Most security operations service providers will offer standardized services like security monitoring and parts of security engineering and some can actively support with incident response activities. Additional services like staff augmentation, emergency response support, forensics and malware-analytics are offerings that can add extra value when needed. All further customization or deviation from the offered standard services will create extra overhead and complexity. Security operations service providers will charge these to the customers.
The selection a suitable model for your security operations introduces complexity. Its beyond looking at the financial aspects and available resources. You need to define the various aspects that need to be considered that work best for your organization’s individual situation.
Recommendations and action points:
Its important to understand that every organizations will bring unique demands to the table and cannot be directly compared to an industry peer or an organization with a similar size.
- Achieving proper insight in your current and future operation, this is the starting point in making the right choice.
- In-house capabilities are complex and expensive, but they are much closer aligned to the business as the resource know characteristics of the environment.
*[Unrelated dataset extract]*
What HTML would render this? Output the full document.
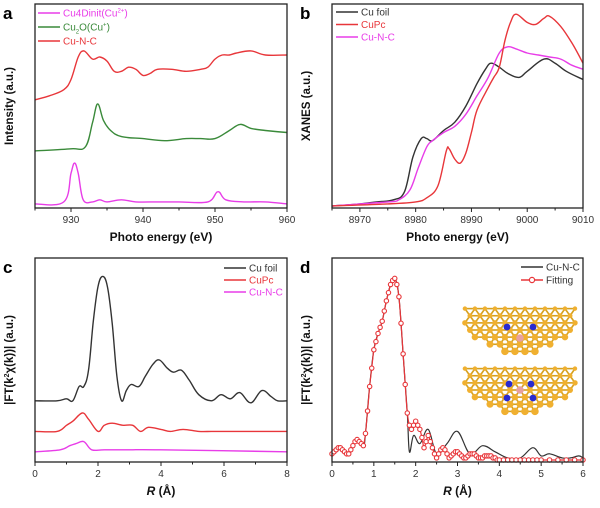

Nevertheless, many organizations will benefit from a proper mix of outsourced and in-house capabilities.
- Start developing basic standardized and repeatable tasks and processes before you continue with the more advanced topic.
- It’s crucial to bring business stakeholders and their needs into the equation.
- Evangelize that providing quality security is not a sole technical IT task.
- Evaluate your services one a regular base and make sure you can switch to a more fitting your operational model that suits your needs best. Avoid long term vendor lock-in.